I think there’s something wrong with my WordPress page because it doesn’t show me my notifications for my likes or comments. I’m not sure how to fix it, but I can still see my stats perfectly fine on another page.
I didn’t have such a good day today. It started out fine when I was teaching my first four lessons and things went downhill around the afternoon. I wasn’t expecting these students who are on a break from lessons due to the quarantine to continue lessons right now, but I only wanted to show them that there’s a game for the piano that they could play in the meantime. It costs them nothing to download and use it, but they said that they don’t want to. They said that they have too much on their plate right now. I don’t know if it’s because my hormones are all over the place, but them acting like that really peeved me. They don’t have to pay for anything! I’m not asking them for anything. And I don’t get anything from it. They still didn’t want it. Fine. I don’t expect for them to come back because I won’t keep their spot open. I know it’s harsh, but I have things to do and I know I’ve been way too nice. I’m done with it.
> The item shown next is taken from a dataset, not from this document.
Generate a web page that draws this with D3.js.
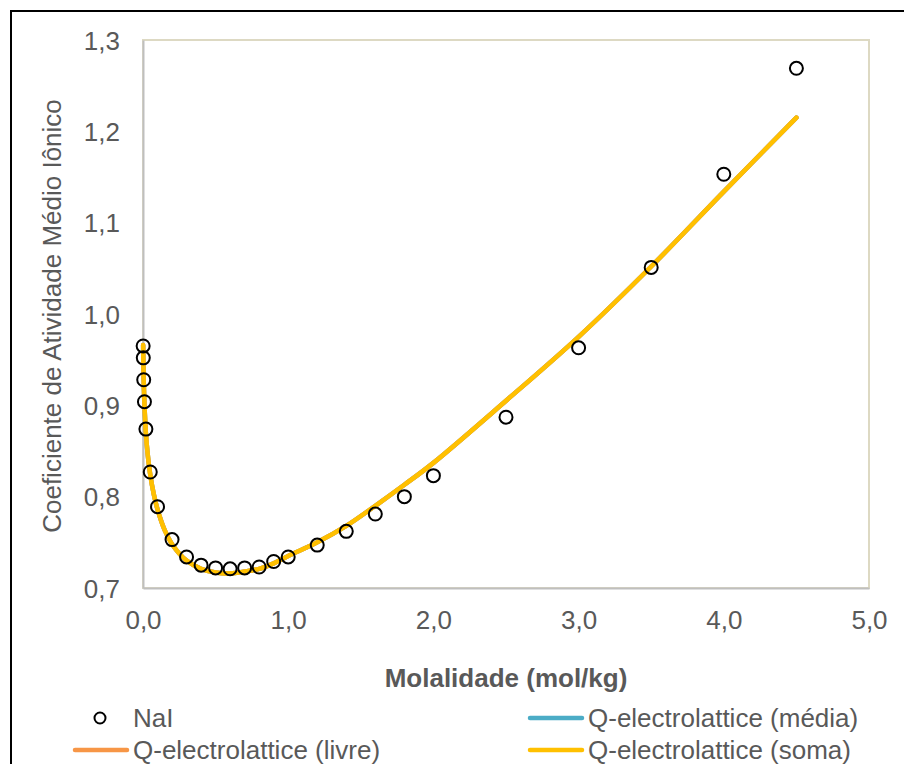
<!DOCTYPE html>
<html>
<head>
<meta charset="utf-8">
<script src="https://cdn.jsdelivr.net/npm/d3@7"></script>
<style>
  html, body { margin: 0; padding: 0; background: #fff; }
  svg { display: block; }
  text { font-family: "Liberation Sans", Arial, sans-serif; fill: #595959; }
</style>
</head>
<body>
<svg id="chart" width="904" height="764"></svg>
<script>
// Experimental mean ionic activity coefficient of NaI
const molalityExp = [0.001, 0.002, 0.005, 0.01, 0.02, 0.05, 0.1, 0.2, 0.3, 0.4, 0.5, 0.6, 0.7, 0.8, 0.9, 1.0, 1.2, 1.4, 1.6, 1.8, 2.0, 2.5, 3.0, 3.5, 4.0, 4.5];
const gammaExp    = [0.965, 0.952, 0.928, 0.904, 0.874, 0.827, 0.789, 0.753, 0.734, 0.725, 0.722, 0.721, 0.722, 0.723, 0.729, 0.734, 0.747, 0.762, 0.781, 0.800, 0.823, 0.887, 0.963, 1.051, 1.153, 1.269];

// Q-electrolattice model curve (the three variants coincide)
const molalityModel = [0.001, 0.002, 0.005, 0.01, 0.02, 0.03, 0.05, 0.075, 0.1, 0.15, 0.2, 0.3, 0.4, 0.5, 0.6, 0.7, 0.8, 0.9, 1.0, 1.2, 1.4, 1.6, 1.8, 2.0, 2.5, 3.0, 3.5, 4.0, 4.5];
const gammaMedia = [0.966, 0.952, 0.927, 0.901, 0.869, 0.850, 0.824, 0.802, 0.786, 0.763, 0.748, 0.730, 0.721, 0.717, 0.716, 0.718, 0.721, 0.727, 0.735, 0.750, 0.768, 0.790, 0.813, 0.837, 0.905, 0.975, 1.052, 1.134, 1.215];
const gammaLivre = [0.966, 0.952, 0.927, 0.901, 0.869, 0.850, 0.824, 0.802, 0.786, 0.763, 0.748, 0.730, 0.721, 0.717, 0.716, 0.718, 0.721, 0.727, 0.735, 0.750, 0.768, 0.790, 0.813, 0.837, 0.905, 0.975, 1.052, 1.134, 1.215];
const gammaSoma  = [0.966, 0.952, 0.927, 0.901, 0.869, 0.850, 0.824, 0.802, 0.786, 0.763, 0.748, 0.730, 0.721, 0.717, 0.716, 0.718, 0.721, 0.727, 0.735, 0.750, 0.768, 0.790, 0.813, 0.837, 0.905, 0.975, 1.052, 1.134, 1.215];

const xTicks = [0, 1, 2, 3, 4, 5];
const yTicks = [0.7, 0.8, 0.9, 1.0, 1.1, 1.2, 1.3];

const modelSeries = [
  { name: "Q-electrolattice (média)", values: gammaMedia, color: "#4BACC6" },
  { name: "Q-electrolattice (livre)", values: gammaLivre, color: "#F79646" },
  { name: "Q-electrolattice (soma)",  values: gammaSoma,  color: "#FFC000" }
];

const fmt = v => d3.format(".1f")(v).replace(".", ",");

const svg = d3.select("#chart");

// outer chart frame
svg.append("rect")
  .attr("x", 11).attr("y", 11)
  .attr("width", 1000).attr("height", 1000)
  .attr("fill", "#fff").attr("stroke", "#000").attr("stroke-width", 2);

const plot = { left: 143, right: 869, top: 40, bottom: 588 };

const x = d3.scaleLinear().domain([0, 5]).range([plot.left, plot.right]);
const y = d3.scaleLinear().domain([0.7, 1.3]).range([plot.bottom, plot.top]);

// plot area border
svg.append("rect")
  .attr("x", plot.left).attr("y", plot.top)
  .attr("width", plot.right - plot.left).attr("height", plot.bottom - plot.top)
  .attr("fill", "none").attr("stroke", "#DDD9C3").attr("stroke-width", 2);

// axes
const xAxis = d3.axisBottom(x).tickValues(xTicks).tickFormat(fmt).tickSize(0).tickPadding(23);
const yAxis = d3.axisLeft(y).tickValues(yTicks).tickFormat(fmt).tickSize(0).tickPadding(23);

const gx = svg.append("g").attr("transform", `translate(0,${plot.bottom})`).call(xAxis);
const gy = svg.append("g").attr("transform", `translate(${plot.left},0)`).call(yAxis);
[gx, gy].forEach(g => {
  g.select(".domain").attr("stroke", "#BFBFBF").attr("stroke-width", 2);
  g.selectAll("text").attr("font-size", 26).attr("fill", "#595959")
    .style("font-family", "'Liberation Sans', Arial, sans-serif");
});
gy.selectAll("text").attr("dy", "0.35em");

// axis titles
svg.append("text")
  .attr("x", (plot.left + plot.right) / 2).attr("y", 687)
  .attr("text-anchor", "middle").attr("font-size", 26).attr("font-weight", "bold")
  .text("Molalidade (mol/kg)");

svg.append("text")
  .attr("transform", `translate(61,${(plot.top + plot.bottom) / 2 + 2}) rotate(-90)`)
  .attr("text-anchor", "middle").attr("font-size", 26)
  .text("Coeficiente de Atividade Médio Iônico");

// model curves (smoothed)
const line = d3.line()
  .x(d => x(d[0])).y(d => y(d[1]))
  .curve(d3.curveCatmullRom.alpha(0.5));

modelSeries.forEach(s => {
  svg.append("path")
    .datum(molalityModel.map((m, i) => [m, s.values[i]]))
    .attr("d", line)
    .attr("fill", "none")
    .attr("stroke", s.color)
    .attr("stroke-width", 4.5)
    .attr("stroke-linecap", "round")
    .attr("stroke-linejoin", "round");
});

// experimental points
svg.append("g").selectAll("circle")
  .data(molalityExp.map((m, i) => [m, gammaExp[i]]))
  .join("circle")
  .attr("cx", d => x(d[0])).attr("cy", d => y(d[1]))
  .attr("r", 6.5)
  .attr("fill", "none").attr("stroke", "#000").attr("stroke-width", 2);

// legend
const legend = svg.append("g");
const legendItems = [
  { type: "marker", name: "NaI", lx: 100, ly: 718 },
  { type: "line", name: modelSeries[0].name, color: modelSeries[0].color, lx: 530, ly: 718 },
  { type: "line", name: modelSeries[1].name, color: modelSeries[1].color, lx: 75, ly: 750 },
  { type: "line", name: modelSeries[2].name, color: modelSeries[2].color, lx: 530, ly: 750 }
];
legendItems.forEach(it => {
  if (it.type === "marker") {
    legend.append("circle").attr("cx", it.lx).attr("cy", it.ly).attr("r", 5.5)
      .attr("fill", "none").attr("stroke", "#000").attr("stroke-width", 2);
    legend.append("text").attr("x", it.lx + 33).attr("y", it.ly).attr("dy", "0.35em")
      .attr("font-size", 26).text(it.name);
  } else {
    legend.append("line").attr("x1", it.lx).attr("x2", it.lx + 52)
      .attr("y1", it.ly).attr("y2", it.ly)
      .attr("stroke", it.color).attr("stroke-width", 4.5).attr("stroke-linecap", "round");
    legend.append("text").attr("x", it.lx + 58).attr("y", it.ly).attr("dy", "0.35em")
      .attr("font-size", 26).text(it.name);
  }
});
</script>
</body>
</html>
This quarantine has made me super irritated in some ways and happy in other ways. I’ve been able to travel often. I like getting away from everyone. And I constantly need to have my space. It has been refreshing for me. I’ve also been spending a lot of alone time. I feel like the mantra of my life is to be by myself, but it’s my favorite thing to do. Not much has been new. I hope blogging my feelings will help me with feeling better.